La responsabilidad de los políticos, sin embargo, no puede eludir la de los ciudadanos. Sobre estas elecciones se ha volcado un volumen de información que, aun descontando el ruido, es incomparable con el de ninguna otra elección reciente. Los electores, además, no se han abstenido, sino que han ido a votar de una manera que en Cataluña solo tiene el lejano precedente de las elecciones de 1982, el de la gran victoria de Felipe González. Y la elección de la mitad de los ciudadanos es devastadora desde el punto de vista de la democracia. Es un tópico (que parte de una descontextualización de una frase de Rousseau), y mucho más lo es en Cataluña, un lugar propenso a la presunción, aludir a la sabiduría y hasta al refinamiento de las decisiones del pueblo soberano. Pero ahora va a ser difícil que los aduladores de guardia cumplan con su cometido. La decisión de la mitad de los votantes catalanes supone la apertura de una crisis política que va a traer inestabilidad y zozobra a Cataluña y al resto de España.

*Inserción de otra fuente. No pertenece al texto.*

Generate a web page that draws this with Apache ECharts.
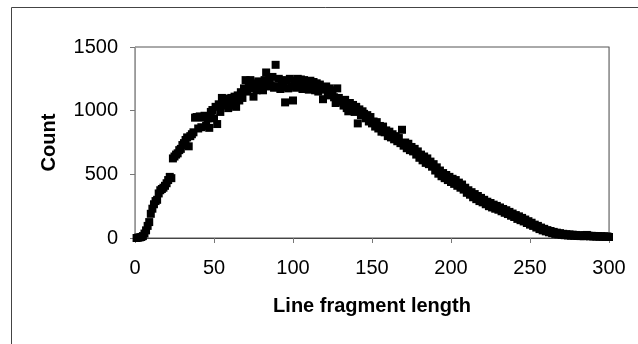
<!DOCTYPE html>
<html>
<head>
<meta charset="utf-8">
<script src="https://cdn.jsdelivr.net/npm/echarts@6/dist/echarts.min.js"></script>
<style>
html,body{margin:0;padding:0;background:#fff;}
#chart{width:638px;height:344px;}
</style>
</head>
<body>
<div id="chart"></div>
<script>
// Line fragment length (x = 1..300) and count values
var xStart = 1;
var counts = [
  0, 3, 5, 8, 15, 35, 60, 95, 125, 190,
  230, 265, 290, 300, 350, 375, 385, 395, 410, 430,
  455, 480, 470, 625, 640, 655, 665, 690, 700, 730,
  745, 770, 790, 720, 800, 815, 830, 945, 950, 860,
  955, 870, 945, 960, 880, 940, 865, 990, 1005, 940,
  1030, 895, 1050, 990, 1100, 1040, 1060, 1095, 1020, 1040,
  1100, 1060, 1110, 1030, 1120, 1080, 1145, 1100, 1175, 1240,
  1150, 1200, 1240, 1175, 1110, 1215, 1160, 1230, 1170, 1210,
  1160, 1240, 1300, 1190, 1250, 1200, 1265, 1180, 1360, 1190,
  1250, 1170, 1240, 1185, 1065, 1235, 1175, 1250, 1190, 1080,
  1235, 1180, 1250, 1195, 1245, 1170, 1240, 1185, 1230, 1165,
  1235, 1170, 1225, 1160, 1215, 1150, 1205, 1175, 1090, 1165,
  1190, 1135, 1175, 1120, 1160, 1105, 1060, 1175, 1100, 1070,
  1075, 1040, 1085, 1020, 995, 1060, 1010, 1045, 990, 1030,
  900, 1010, 965, 995, 975, 940, 965, 915, 950, 900,
  915, 875, 910, 860, 880, 835, 875, 830, 845, 800,
  835, 790, 815, 775, 800, 760, 785, 745, 850, 725,
  750, 705, 740, 690, 715, 680, 700, 655, 680, 630,
  655, 610, 640, 590, 625, 580, 600, 560, 580, 530,
  555, 505, 530, 485, 510, 470, 495, 455, 480, 440,
  465, 425, 455, 410, 435, 395, 420, 380, 395, 355,
  375, 340, 360, 320, 345, 305, 330, 290, 315, 280,
  300, 265, 285, 250, 275, 240, 262, 230, 252, 222,
  240, 210, 228, 198, 218, 188, 205, 175, 192, 165,
  180, 150, 170, 140, 158, 130, 145, 118, 132, 105,
  120, 95, 105, 82, 95, 70, 82, 60, 72, 52,
  62, 45, 55, 38, 48, 32, 42, 28, 38, 25,
  33, 22, 30, 20, 28, 18, 26, 17, 24, 16,
  22, 15, 21, 14, 20, 24, 18, 13, 17, 12,
  16, 11, 15, 10, 14, 10, 13, 9, 12, 8
];
var xTicks = [0, 50, 100, 150, 200, 250, 300];
var yTicks = [0, 500, 1000, 1500];
var xTitle = 'Line fragment length';
var yTitle = 'Count';

var points = counts.map(function (v, i) { return [xStart + i, v]; });

var chart = echarts.init(document.getElementById('chart'), null, {renderer: 'canvas'});
var font = 'Liberation Sans, Arial, Helvetica, sans-serif';
chart.setOption({
  animation: false,
  backgroundColor: '#ffffff',
  graphic: [{
    type: 'rect', silent: true, z: 0,
    shape: {x: 11.5, y: 7.5, width: 700, height: 400},
    style: {fill: 'none', stroke: '#444', lineWidth: 1}
  }],
  grid: {left: 135, right: 29, top: 47, bottom: 106, show: true, borderColor: '#555', borderWidth: 1, backgroundColor: 'transparent'},
  xAxis: {
    type: 'value', min: xTicks[0], max: xTicks[xTicks.length - 1], interval: 50,
    name: xTitle, nameLocation: 'middle', nameGap: 58,
    nameTextStyle: {fontFamily: font, fontSize: 20, fontWeight: 'bold', color: '#000'},
    axisLine: {show: true, lineStyle: {color: '#444', width: 1}},
    axisTick: {show: true, length: 5, lineStyle: {color: '#777'}},
    axisLabel: {fontFamily: font, fontSize: 20, color: '#000', margin: 20},
    splitLine: {show: false}
  },
  yAxis: [{
    type: 'value', min: yTicks[0], max: yTicks[yTicks.length - 1], interval: 500,
    name: yTitle, nameLocation: 'middle', nameGap: 76, nameRotate: 90,
    nameTextStyle: {fontFamily: font, fontSize: 20, fontWeight: 'bold', color: '#000'},
    axisLine: {show: true, lineStyle: {color: '#999', width: 1}},
    axisTick: {show: true, length: 5, lineStyle: {color: '#777'}},
    axisLabel: {fontFamily: font, fontSize: 20, color: '#000', margin: 17,
      formatter: function (v) { return String(v); }},
    splitLine: {show: false}
  }, {
    type: 'value', min: yTicks[0], max: yTicks[yTicks.length - 1], position: 'right',
    axisLine: {show: true, lineStyle: {color: '#999', width: 1}},
    axisTick: {show: false}, axisLabel: {show: false}, splitLine: {show: false}
  }],
  series: [{
    type: 'scatter',
    data: points,
    symbol: 'rect',
    symbolSize: 8,
    itemStyle: {color: '#000', opacity: 1},
    clip: false
  }]
});
</script>
</body>
</html>
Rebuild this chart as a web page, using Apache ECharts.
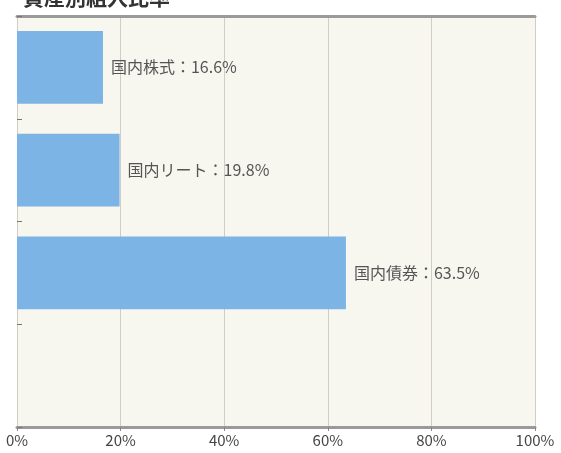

Si antes del pronunciamiento de la mitad no había ninguna razón ni lógica ni moral para el asalto a la legalidad y para la independencia, la distribución parlamentaria no convierte en lógico lo ilógico ni en moral lo inmoral. La decisión de la mitad ha sido frívola e irrespetuosa con las leyes democráticas. Y lo peor: ni siquiera va a ser inapelable. No solo tendrá enfrente a las leyes sino también a la otra mitad.